<<<<
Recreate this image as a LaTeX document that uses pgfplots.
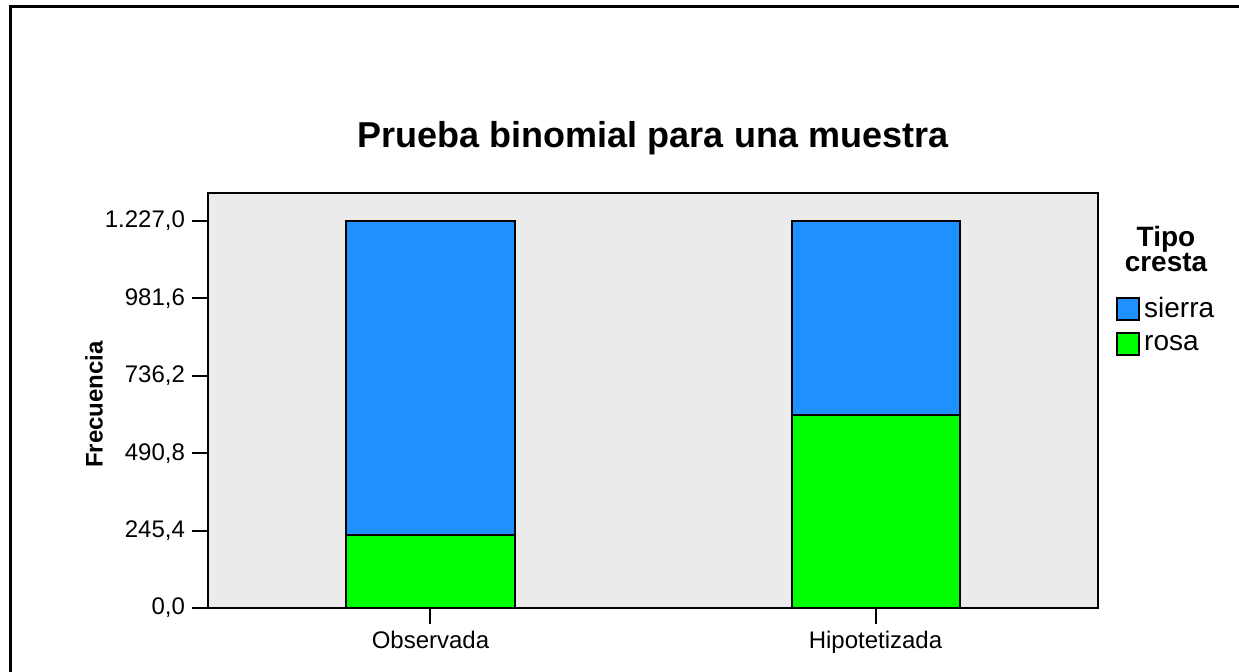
\documentclass[border=0pt]{standalone}
\usepackage{pgfplots}
\pgfplotsset{compat=1.18}
\usepackage{fontspec}
\setmainfont{Liberation Sans}
\definecolor{sierra}{RGB}{30,144,255}
\definecolor{rosa}{RGB}{0,255,0}
\definecolor{bg}{RGB}{235,235,235}
\pgfplotsset{boxlegend/.style={legend image code/.code={\draw[##1,draw=black,line width=1pt] (0pt,-5.5pt) rectangle (11pt,5.5pt);}}}
\begin{document}
\begin{tikzpicture}
\path[use as bounding box] (0,0) rectangle (619.5pt,336pt);
\fill[white] (0,0) rectangle (619.5pt,336pt);
\draw[line width=1.5pt] (5pt,0) -- (5pt,332.75pt) -- (619.5pt,332.75pt);
\node[font=\bfseries\fontsize{18}{20}\selectfont] at (326.5pt,267pt) {Prueba binomial para una muestra};
\node[font=\bfseries\fontsize{14}{12.5}\selectfont, align=center] at (583pt,211.5pt) {Tipo\\cresta};
\begin{axis}[
 at={(104pt,32pt)}, anchor=south west,
 scale only axis, width=445pt, height=207.5pt,
 xmin=-0.5, xmax=1.5, ymin=0, ymax=1316,
 ybar stacked, bar width=84pt,
 axis background/.style={fill=bg},
 axis line style={line width=1pt},
 xtick={0,1}, xticklabels={Observada,Hipotetizada},
 ytick={0,245.4,490.8,736.2,981.6,1227},
 yticklabels={{0,0},{245,4},{490,8},{736,2},{981,6},{1.227,0}},
 tick pos=left, tick align=outside,
 major tick length=8pt,
 tick style={black, line width=1pt},
 ticklabel style={font=\fontsize{12}{14}\selectfont},
 /pgf/number format/assume math mode=true,
 ylabel={Frecuencia},
 ylabel style={at={(axis description cs:-0.128,0.49)}, anchor=center, font=\bfseries\fontsize{12}{14}\selectfont},
 reverse legend,
 legend cell align=left,
 legend style={at={(1.020,0.760)}, anchor=north west, draw=none, fill=none, inner sep=0pt, font=\fontsize{14}{16}\selectfont, row sep=3.5pt},
]
\addplot[fill=rosa, draw=black, line width=1pt, boxlegend] coordinates {(0,231) (1,613.5)};
\addplot[fill=sierra, draw=black, line width=1pt, boxlegend] coordinates {(0,996) (1,613.5)};
\legend{rosa,sierra}
\end{axis}
\end{tikzpicture}
\end{document}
>>>>
Stated exercise:
Strip out the pictures and quote the remaining data word for word.

Result of this exercise:
Recreate this image as a LaTeX document that uses pgfplots.
\documentclass[border=0pt]{standalone}
\usepackage{pgfplots}
\pgfplotsset{compat=1.18}
\usepackage{fontspec}
\setmainfont{Liberation Sans}
\definecolor{sierra}{RGB}{30,144,255}
\definecolor{rosa}{RGB}{0,255,0}
\definecolor{bg}{RGB}{235,235,235}
\pgfplotsset{boxlegend/.style={legend image code/.code={\draw[##1,draw=black,line width=1pt] (0pt,-5.5pt) rectangle (11pt,5.5pt);}}}
\begin{document}
\begin{tikzpicture}
\path[use as bounding box] (0,0) rectangle (619.5pt,336pt);
\fill[white] (0,0) rectangle (619.5pt,336pt);
\draw[line width=1.5pt] (5pt,0) -- (5pt,332.75pt) -- (619.5pt,332.75pt);
\node[font=\bfseries\fontsize{18}{20}\selectfont] at (326.5pt,267pt) {Prueba binomial para una muestra};
\node[font=\bfseries\fontsize{14}{12.5}\selectfont, align=center] at (583pt,211.5pt) {Tipo\\cresta};
\begin{axis}[
 at={(104pt,32pt)}, anchor=south west,
 scale only axis, width=445pt, height=207.5pt,
 xmin=-0.5, xmax=1.5, ymin=0, ymax=1316,
 ybar stacked, bar width=84pt,
 axis background/.style={fill=bg},
 axis line style={line width=1pt},
 xtick={0,1}, xticklabels={Observada,Hipotetizada},
 ytick={0,245.4,490.8,736.2,981.6,1227},
 yticklabels={{0,0},{245,4},{490,8},{736,2},{981,6},{1.227,0}},
 tick pos=left, tick align=outside,
 major tick length=8pt,
 tick style={black, line width=1pt},
 ticklabel style={font=\fontsize{12}{14}\selectfont},
 /pgf/number format/assume math mode=true,
 ylabel={Frecuencia},
 ylabel style={at={(axis description cs:-0.128,0.49)}, anchor=center, font=\bfseries\fontsize{12}{14}\selectfont},
 reverse legend,
 legend cell align=left,
 legend style={at={(1.020,0.760)}, anchor=north west, draw=none, fill=none, inner sep=0pt, font=\fontsize{14}{16}\selectfont, row sep=3.5pt},
]
\addplot[fill=rosa, draw=black, line width=1pt, boxlegend] coordinates {(0,231) (1,613.5)};
\addplot[fill=sierra, draw=black, line width=1pt, boxlegend] coordinates {(0,996) (1,613.5)};
\legend{rosa,sierra}
\end{axis}
\end{tikzpicture}
\end{document}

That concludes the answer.